== What to work on ==
Copy out each line of the data holding "this".

>> BEGIN

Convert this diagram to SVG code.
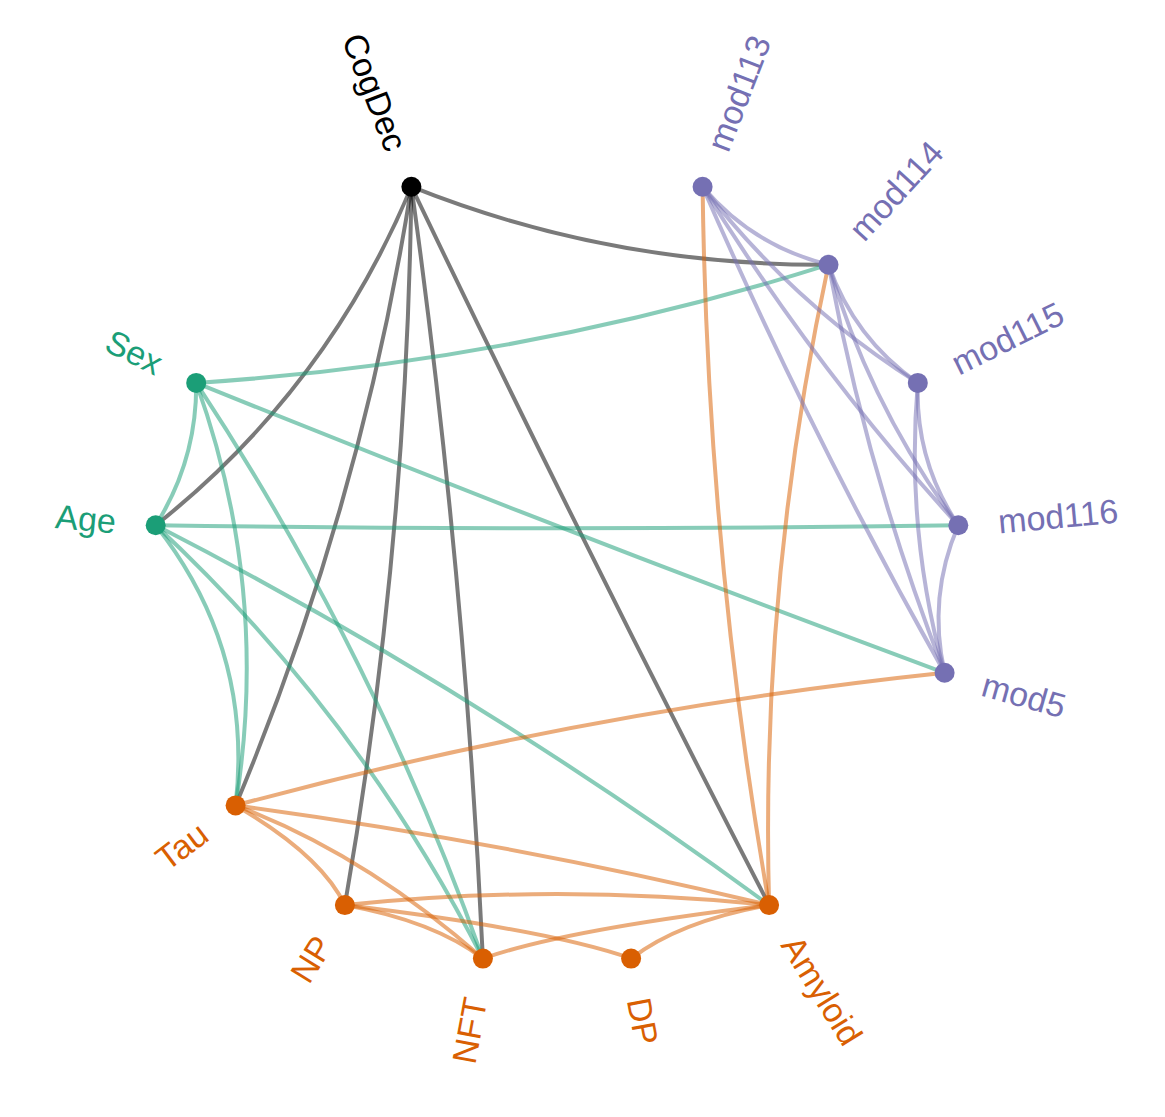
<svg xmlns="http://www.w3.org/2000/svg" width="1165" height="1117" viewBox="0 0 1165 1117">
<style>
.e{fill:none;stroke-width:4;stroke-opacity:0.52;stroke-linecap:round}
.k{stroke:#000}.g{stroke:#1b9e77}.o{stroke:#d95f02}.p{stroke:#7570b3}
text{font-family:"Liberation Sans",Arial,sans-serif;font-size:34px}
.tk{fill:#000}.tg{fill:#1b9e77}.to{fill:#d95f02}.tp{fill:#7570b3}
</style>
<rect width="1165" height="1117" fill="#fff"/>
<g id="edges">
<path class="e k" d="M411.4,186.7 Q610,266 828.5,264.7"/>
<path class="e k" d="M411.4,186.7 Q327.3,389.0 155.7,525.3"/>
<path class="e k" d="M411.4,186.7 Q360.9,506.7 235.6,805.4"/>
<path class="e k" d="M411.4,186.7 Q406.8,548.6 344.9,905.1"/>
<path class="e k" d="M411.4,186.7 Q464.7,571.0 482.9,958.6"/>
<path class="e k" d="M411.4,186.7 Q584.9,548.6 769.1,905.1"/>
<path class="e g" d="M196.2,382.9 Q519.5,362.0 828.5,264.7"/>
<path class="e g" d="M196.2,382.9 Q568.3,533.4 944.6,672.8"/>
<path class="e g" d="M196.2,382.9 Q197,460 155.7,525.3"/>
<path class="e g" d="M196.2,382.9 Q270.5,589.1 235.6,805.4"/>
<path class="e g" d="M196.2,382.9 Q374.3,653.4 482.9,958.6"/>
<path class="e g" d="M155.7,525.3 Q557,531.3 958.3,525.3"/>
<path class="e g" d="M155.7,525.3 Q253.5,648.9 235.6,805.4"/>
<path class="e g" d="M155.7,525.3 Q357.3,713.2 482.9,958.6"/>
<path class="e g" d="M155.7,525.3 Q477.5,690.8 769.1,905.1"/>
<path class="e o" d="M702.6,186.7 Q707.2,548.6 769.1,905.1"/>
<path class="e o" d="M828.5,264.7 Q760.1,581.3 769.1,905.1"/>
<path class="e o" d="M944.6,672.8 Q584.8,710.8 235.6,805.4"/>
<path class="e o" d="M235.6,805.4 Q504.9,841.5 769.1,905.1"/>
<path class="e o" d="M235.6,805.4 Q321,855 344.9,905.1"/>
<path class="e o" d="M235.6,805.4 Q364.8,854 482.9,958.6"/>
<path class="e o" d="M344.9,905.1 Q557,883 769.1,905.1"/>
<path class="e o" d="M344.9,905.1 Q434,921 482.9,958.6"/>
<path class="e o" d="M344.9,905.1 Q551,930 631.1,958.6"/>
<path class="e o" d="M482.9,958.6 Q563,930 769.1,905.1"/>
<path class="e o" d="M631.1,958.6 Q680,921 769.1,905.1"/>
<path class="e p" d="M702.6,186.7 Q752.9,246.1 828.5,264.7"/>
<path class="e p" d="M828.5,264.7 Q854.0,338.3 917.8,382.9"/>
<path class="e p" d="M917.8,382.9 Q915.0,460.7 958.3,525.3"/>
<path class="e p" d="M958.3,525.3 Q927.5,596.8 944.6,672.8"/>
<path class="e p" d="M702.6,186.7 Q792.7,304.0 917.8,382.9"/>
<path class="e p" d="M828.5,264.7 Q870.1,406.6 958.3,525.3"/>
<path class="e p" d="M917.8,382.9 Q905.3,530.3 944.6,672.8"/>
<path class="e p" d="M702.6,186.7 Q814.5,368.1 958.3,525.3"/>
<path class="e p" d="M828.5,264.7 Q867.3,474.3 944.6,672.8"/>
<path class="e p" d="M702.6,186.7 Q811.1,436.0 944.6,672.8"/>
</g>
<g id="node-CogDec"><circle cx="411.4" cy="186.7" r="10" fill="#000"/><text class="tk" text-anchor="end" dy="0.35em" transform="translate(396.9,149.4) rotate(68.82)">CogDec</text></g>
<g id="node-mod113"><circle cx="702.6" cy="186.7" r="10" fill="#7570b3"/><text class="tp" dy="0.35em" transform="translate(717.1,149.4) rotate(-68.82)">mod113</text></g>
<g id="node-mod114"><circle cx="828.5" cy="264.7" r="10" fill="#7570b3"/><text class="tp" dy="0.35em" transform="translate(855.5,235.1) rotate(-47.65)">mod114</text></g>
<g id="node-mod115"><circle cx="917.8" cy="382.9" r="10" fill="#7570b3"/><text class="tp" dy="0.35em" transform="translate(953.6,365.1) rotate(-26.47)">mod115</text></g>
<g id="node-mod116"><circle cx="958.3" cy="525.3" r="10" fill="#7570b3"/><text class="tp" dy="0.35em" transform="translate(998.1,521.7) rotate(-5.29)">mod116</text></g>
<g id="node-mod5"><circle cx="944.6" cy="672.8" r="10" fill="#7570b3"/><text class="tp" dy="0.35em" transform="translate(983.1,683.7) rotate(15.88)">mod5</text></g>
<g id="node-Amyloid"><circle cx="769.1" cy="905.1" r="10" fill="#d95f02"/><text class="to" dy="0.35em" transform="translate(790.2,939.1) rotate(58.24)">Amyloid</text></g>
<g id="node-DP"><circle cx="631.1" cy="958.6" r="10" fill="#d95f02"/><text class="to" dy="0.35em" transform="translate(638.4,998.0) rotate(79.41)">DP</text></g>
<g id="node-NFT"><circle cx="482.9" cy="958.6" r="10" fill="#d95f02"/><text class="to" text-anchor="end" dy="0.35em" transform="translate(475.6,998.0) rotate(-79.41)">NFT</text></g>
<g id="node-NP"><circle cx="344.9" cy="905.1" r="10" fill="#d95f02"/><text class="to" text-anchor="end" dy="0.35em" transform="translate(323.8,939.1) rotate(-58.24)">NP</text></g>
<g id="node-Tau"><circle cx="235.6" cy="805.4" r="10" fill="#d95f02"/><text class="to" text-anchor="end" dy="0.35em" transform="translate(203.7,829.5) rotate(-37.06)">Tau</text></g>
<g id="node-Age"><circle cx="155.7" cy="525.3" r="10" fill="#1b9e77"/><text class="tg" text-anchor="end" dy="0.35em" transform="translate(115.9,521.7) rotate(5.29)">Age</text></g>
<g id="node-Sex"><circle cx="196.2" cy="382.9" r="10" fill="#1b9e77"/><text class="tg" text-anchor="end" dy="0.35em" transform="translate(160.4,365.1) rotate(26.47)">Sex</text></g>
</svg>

>> END
>> BEGIN

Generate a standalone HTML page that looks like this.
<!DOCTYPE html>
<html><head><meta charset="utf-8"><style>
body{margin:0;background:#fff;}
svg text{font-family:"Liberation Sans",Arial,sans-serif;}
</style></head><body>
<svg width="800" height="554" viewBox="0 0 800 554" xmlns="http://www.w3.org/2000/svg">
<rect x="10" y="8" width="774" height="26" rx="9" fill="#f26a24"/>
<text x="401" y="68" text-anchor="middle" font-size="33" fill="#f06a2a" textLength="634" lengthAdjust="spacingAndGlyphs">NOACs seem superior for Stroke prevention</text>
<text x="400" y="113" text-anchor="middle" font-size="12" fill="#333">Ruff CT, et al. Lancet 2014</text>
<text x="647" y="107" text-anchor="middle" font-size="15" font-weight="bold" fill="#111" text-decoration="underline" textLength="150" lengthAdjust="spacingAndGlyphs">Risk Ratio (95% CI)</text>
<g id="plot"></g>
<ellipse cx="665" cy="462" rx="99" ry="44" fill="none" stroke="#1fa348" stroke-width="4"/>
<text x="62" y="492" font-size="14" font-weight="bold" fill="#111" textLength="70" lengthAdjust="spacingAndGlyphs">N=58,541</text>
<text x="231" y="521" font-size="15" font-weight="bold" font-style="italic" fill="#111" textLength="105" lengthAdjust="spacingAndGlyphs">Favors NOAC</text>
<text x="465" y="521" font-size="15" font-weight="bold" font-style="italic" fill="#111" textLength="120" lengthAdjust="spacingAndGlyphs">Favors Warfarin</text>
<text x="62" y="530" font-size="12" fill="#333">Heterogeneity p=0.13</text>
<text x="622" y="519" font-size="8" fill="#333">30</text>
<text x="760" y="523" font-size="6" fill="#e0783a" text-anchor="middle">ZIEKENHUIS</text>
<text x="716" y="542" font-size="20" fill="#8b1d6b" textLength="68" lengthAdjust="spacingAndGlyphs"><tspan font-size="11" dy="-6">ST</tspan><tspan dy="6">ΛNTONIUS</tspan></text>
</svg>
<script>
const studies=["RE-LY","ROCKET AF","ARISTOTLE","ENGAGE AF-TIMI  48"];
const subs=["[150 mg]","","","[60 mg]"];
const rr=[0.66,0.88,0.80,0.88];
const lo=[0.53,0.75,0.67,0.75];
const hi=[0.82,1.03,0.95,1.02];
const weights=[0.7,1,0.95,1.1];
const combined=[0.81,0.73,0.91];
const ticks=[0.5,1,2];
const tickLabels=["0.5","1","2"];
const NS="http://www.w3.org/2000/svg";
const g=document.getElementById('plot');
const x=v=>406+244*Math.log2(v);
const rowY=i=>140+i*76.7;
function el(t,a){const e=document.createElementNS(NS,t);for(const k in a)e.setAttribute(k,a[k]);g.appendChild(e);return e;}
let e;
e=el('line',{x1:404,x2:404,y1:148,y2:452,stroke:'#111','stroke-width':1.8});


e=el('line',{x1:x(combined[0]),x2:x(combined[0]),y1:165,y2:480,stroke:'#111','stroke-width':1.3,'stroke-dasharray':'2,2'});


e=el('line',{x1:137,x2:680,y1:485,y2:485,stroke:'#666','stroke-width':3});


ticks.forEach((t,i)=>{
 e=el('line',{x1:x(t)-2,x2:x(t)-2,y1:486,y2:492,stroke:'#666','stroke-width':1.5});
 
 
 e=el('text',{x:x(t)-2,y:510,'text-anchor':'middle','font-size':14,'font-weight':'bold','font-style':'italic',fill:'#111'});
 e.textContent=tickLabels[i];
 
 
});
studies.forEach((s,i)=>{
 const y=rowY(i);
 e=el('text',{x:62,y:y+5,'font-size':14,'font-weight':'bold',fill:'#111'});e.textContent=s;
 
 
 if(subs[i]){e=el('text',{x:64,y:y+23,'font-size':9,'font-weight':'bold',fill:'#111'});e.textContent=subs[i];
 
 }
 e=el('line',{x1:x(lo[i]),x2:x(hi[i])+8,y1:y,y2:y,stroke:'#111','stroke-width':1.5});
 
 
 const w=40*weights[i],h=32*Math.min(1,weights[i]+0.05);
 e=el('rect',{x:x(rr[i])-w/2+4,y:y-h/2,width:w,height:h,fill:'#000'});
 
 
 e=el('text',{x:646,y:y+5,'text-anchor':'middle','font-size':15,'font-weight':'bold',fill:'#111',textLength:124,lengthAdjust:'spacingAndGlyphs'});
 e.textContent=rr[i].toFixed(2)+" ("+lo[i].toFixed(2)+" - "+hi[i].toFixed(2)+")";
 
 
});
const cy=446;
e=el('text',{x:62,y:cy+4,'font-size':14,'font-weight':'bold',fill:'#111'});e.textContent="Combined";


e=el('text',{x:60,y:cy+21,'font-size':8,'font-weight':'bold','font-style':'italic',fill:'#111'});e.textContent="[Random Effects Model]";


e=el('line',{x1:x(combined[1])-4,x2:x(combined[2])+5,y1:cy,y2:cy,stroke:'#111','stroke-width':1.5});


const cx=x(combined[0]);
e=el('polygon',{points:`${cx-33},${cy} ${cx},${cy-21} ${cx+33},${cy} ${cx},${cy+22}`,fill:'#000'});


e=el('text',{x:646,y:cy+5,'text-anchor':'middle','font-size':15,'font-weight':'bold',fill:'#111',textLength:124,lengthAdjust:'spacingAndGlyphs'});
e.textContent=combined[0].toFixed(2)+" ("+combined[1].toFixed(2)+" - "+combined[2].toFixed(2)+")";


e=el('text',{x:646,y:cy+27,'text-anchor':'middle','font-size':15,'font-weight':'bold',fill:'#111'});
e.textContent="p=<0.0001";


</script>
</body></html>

>> END

== Full output ==
Convert this diagram to SVG code.
Generate a standalone HTML page that looks like this.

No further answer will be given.